Ein neues Portfolio der wichtigsten Bar-Spirituosen ist schließlich in seinen Erfolgsaussichten schwer kalkulierbar. Laut Importeur Artner sei momentan der Winterweizen-Vodka Aylesbury Duck am schwierigsten neben den etablierten (Konzern-)Marken zu positionieren; der in Calgary gebrannte Klare wird wie alle „86 Spirits“ in Mendocino abgefüllt. Im zart-süßlichen Geruch finden sich Lakritze, weiße Trauben und etwas Bergamotte-Öl. Hier wurde zumindest kein Vodka x-fach bis zur Geschmacksfreiheit destilliert. In der Tat hat der Aylesbury Duck Würze. Was man gemeinhin mit Roggen-Vodka assoziiert, schafft hier aber Weizen aus Kanada. Ein wenig Gletschereis-Bonbon (die süßliche Nase täuschte nicht), viel pfeffrige Würzigkeit und ein langes Finish zeichnen den 40%-igen Neuzugang aus.

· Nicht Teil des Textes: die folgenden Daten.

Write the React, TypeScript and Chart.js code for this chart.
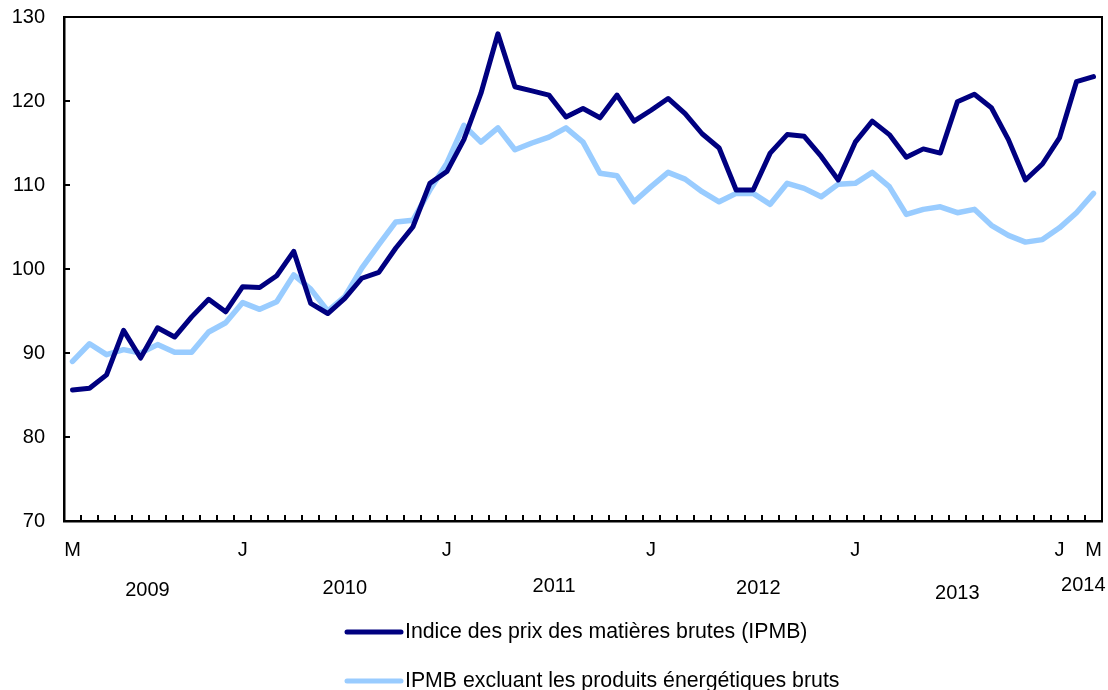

Himbeeriger Rum, zitrischer Gin

Fords Gin wiederum stammt von den Thames Distillers in London und wurde nach Simon Ford, einem der Eigentümer der The 86 Co. (u. a. sind auch Dushan Zaric und Jason Kosmas von New Yorks Employees Only dabei) benannt. Er kann als britischer „old school“-Gin bezeichnet werden; Wacholder dominiert den mit 45 Prozent Alkohol kräftigsten der vier Brände. Die Botanicals listen neben Koriandersamen und der Trias Oris, Engelswurz und Cassia-Rinde eine aromastarke Zitrus-Kombination aus Bitter-Orangen, Zitronenschalen und Grapefruit-Zesten auf. Das Mundgefühl ist viskos, die eigentliche Überraschung liefert aber die Milde des nach grünem Apfel, floralen Anteilen wie Rose und grünem Pfeffer schmeckenden Gins.

Definitiv eigenwillig hingegen riecht der aus Panama stammende dreijährige Caña Brava-Rum (bei dem man gern auf die Rezeptur eines von Fidel Castro vertriebenen kubanischen Rum-Ministers verweist): Himbeere pur, dazu noch eine kühle Zitrusnote und etwas Orangenminze lassen eher an ein Fruchtdestillat denken. Die ungewöhnliche Kombination sorgt auch am Gaumen zunächst für Irritation, ab der Mitte hängt die Welt aber wieder gerade: Das ist klassischer Rumgeschmack. Karamell-Noten und milde Fruchtigkeit halten bis ins Finish an – wie der Vodka kostet er ca. 32 Euro pro Flasche.

Der „Schädel“ ist der Kopf der Range

Womit wir beim Star der Kollektion wären: Der in Bar-Kreisen schon seit längerem gelobte Tequila mit dem Totenkopf-Logo und dem Namen Cabeza (zu Deutsch: Schädel), der mit 45,50 Euro pro Flasche auch die kostenmäßige Spitze im Sortiment darstellt. Das in Arandas im Bundesstaat Jalisco erzeugte Destillat lässt die Agave mit ihrer leichten Honignote schon im Duft strahlen. Dazu gesellen sich noch Anklänge von weißer Schokolade, Zitrusfrüchte und etwas grüner Ananas.

Im Mundgefühl zeigt sich der Cabeza weich und beginnt mit einer grünen Frische, die irgendwo zwischen Staudensellerie und grünem Pfeffer angesiedelt ist. Die Fruchtigkeit trägt den unfiltrierten Tequila, Würze und Frische verbinden sich gegen den Abgang zu. Im Finish wird daraus ein erdiger Geschmack, der an die wurzelige Herbheit von Kurkuma und Enzian gemahnt.

Für die Margarita scheint er damit prädestiniert, aber auch ein Tequila Sour mit Agavenhonig und Limette, wie ihn Andreas Trattner in der Dachboden-Bar als namenlosen Cabeza-Signature serviert, schmeckt. Die Geschichte der Range von Ford und Zaric ist mit diesem Quartett noch nicht abgeschlossen, soeben hat sich Christoph Artner in New York die ersten Samples des siebenjährigen Caña Brava abgeholt. „In der zweiten Jahreshälfte sollten wir den dann bekommen“, freuen sich Travnicek und Artner auf die Fortsetzung ihres „spirit-istischen“ Abenteuers.